Time is inevitably passing by, the same as my sweet volunteering period. After living for several months in Skopje, I can say that even though I didn’t experience a huge cultural shock, some facts left me in awe or puzzlement. Let’s start with my subjective list of ten things which surprised me in Macedonia (the best country in the world)!
- Lots of Polish products
Yes, I am Polish. Slavic blood from the north landed in Skopje, and then what? I needed to find something to eat. I remember my first time doing groceries in Stokomak. My flatmate told me that I could find some Polish products there. But I didn’t expect that many. It was hella convenient because, at first, even though I knew the Cyrillic alphabet, I didn’t need to struggle with reading. I could find anything I craved – Polish sweets, yoghurt, kabanosy or cleaning products. Unfortunately, except for instant beetroot soup (crying in Polish).
- People smile in here
I lived for 28 years in Poland, where people are sad, grumpy, constantly tired, and smiling on the street is considered weird. Then here – people are so welcoming, warm and smile a lot. I have a small anecdote – in spring, we went to a small village in the South of Macedonia for an event with a few other volunteers. We crossed the street and saw a police car coming in our direction. I got used to seeing a very serious and scary policeman, but no, no, not in this case. The police officer was…smiling at us. I found that creepy as hell, to be honest. But after a few more months, even I, the grumpiest person, learned how to smile a bit.
That is one of the biggest secrets of the Macedonian people. Prices are going crazy; essential products cost more than even a few weeks ago. The minimum wage is around 300-350 EUR. Dear people, how are you able to survive?
- Stray animals
I come from a place where we don’t have a problem with stray animals. So what shocked me in the Balkans and Macedonia was the number of homeless dogs and cats. As an animal lover, not once and not twice, I was nearly crying because of that. Thank God many people from our neighbourhood take care of stray animals. But it doesn’t change my mind that every animal deserves a warm, loving home and not to spend their lives on the streets.
- Balkan time
Relax, take it easy. Are you inviting your friends at 9 p.m.? Don’t worry. They will come after 10 or 11. The same is with organizing events – it will never start on time. People will come one or two hours after the planned starting hour. At first, it is disturbing, significantly, when you grew up in a culture where everything needed to be right on time, duh. You’re expected to be a few minutes earlier. And then you have to get used to Balkan time if you don’t want to go mental.
- Statues, statues everywhere
Ach Skopje. You can find statues everywhere, even in places you would never expect to. Honestly, there are thousands of various statues and monuments here. Maybe it would be fun to make a challenge and catch them all?

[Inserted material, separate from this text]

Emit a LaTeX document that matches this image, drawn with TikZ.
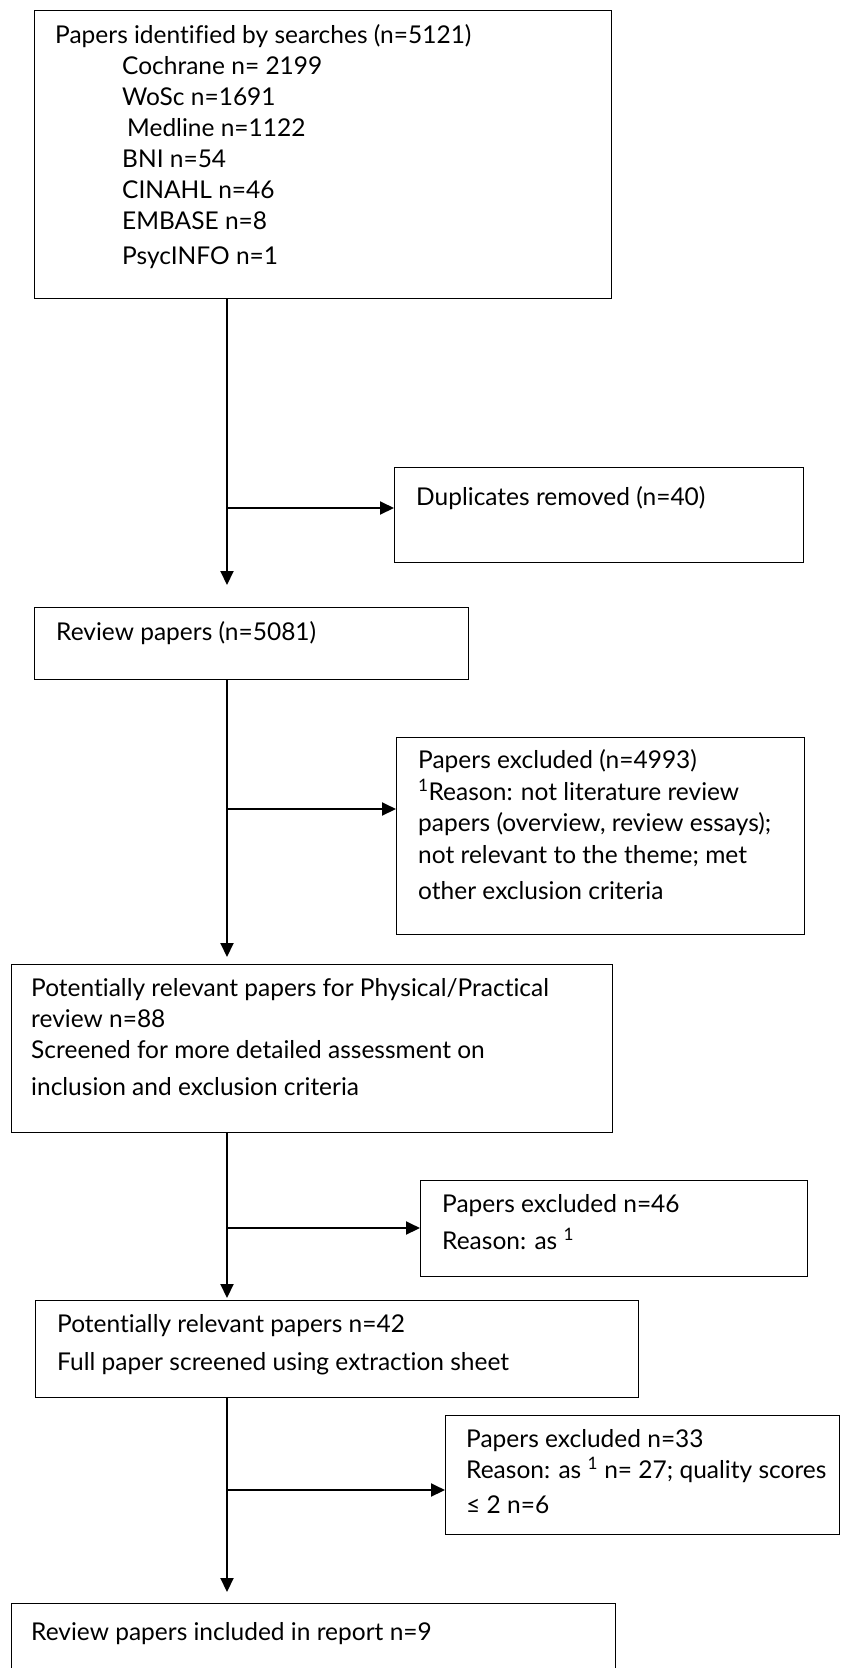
\documentclass[tikz,border=0pt]{standalone}
\usepackage{fontspec}
\setmainfont{Lato}[Ligatures=NoCommon]
\usepackage{tikz}
\usetikzlibrary{arrows.meta,positioning,calc}

\begin{document}
\begin{tikzpicture}[x=1pt,y=-1pt,
		box/.style={draw,rectangle,line width=1.3pt,anchor=north west,inner sep=0pt},
		txt/.style={align=left,inner sep=0pt,font=\fontsize{24.5}{31}\selectfont},
		flow/.style={line width=2pt,-{Triangle[length=14pt,width=13pt]}}]

		\useasboundingbox (0,0) rectangle (843,1668);
		\coordinate (spine) at (227,0);

		% boxes
		\node[box,minimum width=577pt,minimum height=288pt] (search) at (34,10) {};
		\node[box,minimum width=409pt,minimum height=95pt] (dupl) at (394,467) {};
		\node[box,minimum width=434pt,minimum height=72pt] (review) at (34,607) {};
		\node[box,minimum width=408pt,minimum height=197pt] (excl-a) at (396,737) {};
		\node[box,minimum width=601pt,minimum height=168pt] (relevant) at (11,964) {};
		\node[box,minimum width=387pt,minimum height=96pt] (excl-b) at (420,1180) {};
		\node[box,minimum width=603pt,minimum height=97pt] (fullpaper) at (35,1300) {};
		\node[box,minimum width=394pt,minimum height=119pt] (excl-c) at (445,1415) {};
		\node[box,minimum width=604pt,minimum height=75pt] (included) at (11,1603) {};

		% texts
		\node[txt,below right=14pt and 21pt of search.north west] (search-txt) {Papers identified by searches (n=5121)\\
			\hspace*{67pt}Cochrane n= 2199\\
			\hspace*{67pt}WoSc n=1691\\
			\hspace*{72pt}Medline n=1122\\
			\hspace*{67pt}BNI n=54\\
			\hspace*{67pt}CINAHL n=46\\
			\hspace*{67pt}EMBASE n=8\\[4pt]
			\hspace*{67pt}PsycINFO n=1};
		\node[txt,below right=19pt and 22pt of dupl.north west] (dupl-txt) {Duplicates removed (n=40)};
		\node[txt,below right=14pt and 22pt of review.north west] (review-txt) {Review papers (n=5081)};
		\node[txt,below right=12pt and 22pt of excl-a.north west] (excl-a-txt) {Papers excluded (n=4993)\\[1pt]
			\textsuperscript{1}Reason: not literature review\\
			papers (overview, review essays);\\[1pt]
			not relevant to the theme; met\\[5pt]
			other exclusion criteria};
		\node[txt,below right=14pt and 20pt of relevant.north west] (relevant-txt) {Potentially relevant papers for Physical/Practical\\
			review n=88\\
			Screened for more detailed assessment on\\[6pt]
			inclusion and exclusion criteria};
		\node[txt,below right=14pt and 22pt of excl-b.north west] (excl-b-txt) {Papers excluded n=46\\[6pt]
			Reason: as \textsuperscript{1}};
		\node[txt,below right=14pt and 22pt of fullpaper.north west] (fullpaper-txt) {Potentially relevant papers n=42\\[7pt]
			Full paper screened using extraction sheet};
		\node[txt,below right=14pt and 21pt of excl-c.north west] (excl-c-txt) {Papers excluded n=33\\
			Reason: as \textsuperscript{1} n= 27; quality scores\\[4pt]
			≤ 2 n=6};
		\node[txt,below right=19pt and 20pt of included.north west] (included-txt) {Review papers included in report n=9};

		% main line
		\draw[flow,shorten >=22pt] (search.south -| spine) -- (review.north -| spine);
		\draw[flow,shorten >=7pt] (review.south -| spine) -- (relevant.north -| spine);
		\draw[flow,shorten >=2pt] (relevant.south -| spine) -- (fullpaper.north -| spine);
		\draw[flow,shorten >=11pt] (fullpaper.south -| spine) -- (included.north -| spine);

		% side branches
		\coordinate (dupl-in) at ($(dupl.north west)+(0,41)$);
		\coordinate (excl-a-in) at ($(excl-a.north west)+(0,72)$);
		\coordinate (excl-b-in) at ($(excl-b.north west)+(0,48)$);
		\coordinate (excl-c-in) at ($(excl-c.north west)+(0,75)$);
		\draw[flow] (spine |- dupl-in) -- (dupl-in);
		\draw[flow] (spine |- excl-a-in) -- (excl-a-in);
		\draw[flow] (spine |- excl-b-in) -- (excl-b-in);
		\draw[flow] (spine |- excl-c-in) -- (excl-c-in);
\end{tikzpicture}
\end{document}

- English level of young people
Before the summer holidays, as volunteers, we conducted workshops for elementary school students. At first, we were concerned – would they be able to understand us? We were in awe. Not only they understood us, but ups, their English level was better than ours. In general, young people, I’ve met here speak excellent English. When it comes to older Macedonians – they are so eager to help that even though they are not always able to talk, they will help you using body language.
Macedonia is a beautiful country with breathtaking views and wild nature. I am incredibly grateful that I could visit quite a few beautiful spots there because Macedonia is not limited to only Skopje, Matka Canyon and Ohrid. I had the opportunity to swim in Prespa and Dojran lakes and visit the Macedonian countryside and mountains. Those views will stay with me forever. Let us know what’s your favourite place in Macedonia!
- Trash everywhere but not in trash bins
This point is, unfortunately, connected to the previous one. While walking in nature, you can spot not only waterfalls but also trash waterfalls. Once, I visited Matka Canyon; some dude drank water, closed the bottle and threw it out to the river. I cannot express what I wanted to do to him. Fortunately, we can see the light at the end of the tunnel, and mentality is slowly starting to change. We cannot change the whole world, but we can start with our neighbourhood or city as we did during the project Highschoolers for cleaner Skopje.
I don’t want to finish in a pompous way, but I don’t regret my time in Macedonia. It passed too quickly to discover every gem and do everything I wanted to do. But what I could observe from ex-volunteers and what I feel inside of me, despite some minor inconvenience, the country and especially people here are why we want to come back. Macedonia, it’s not a goodbye, rather, see you soon.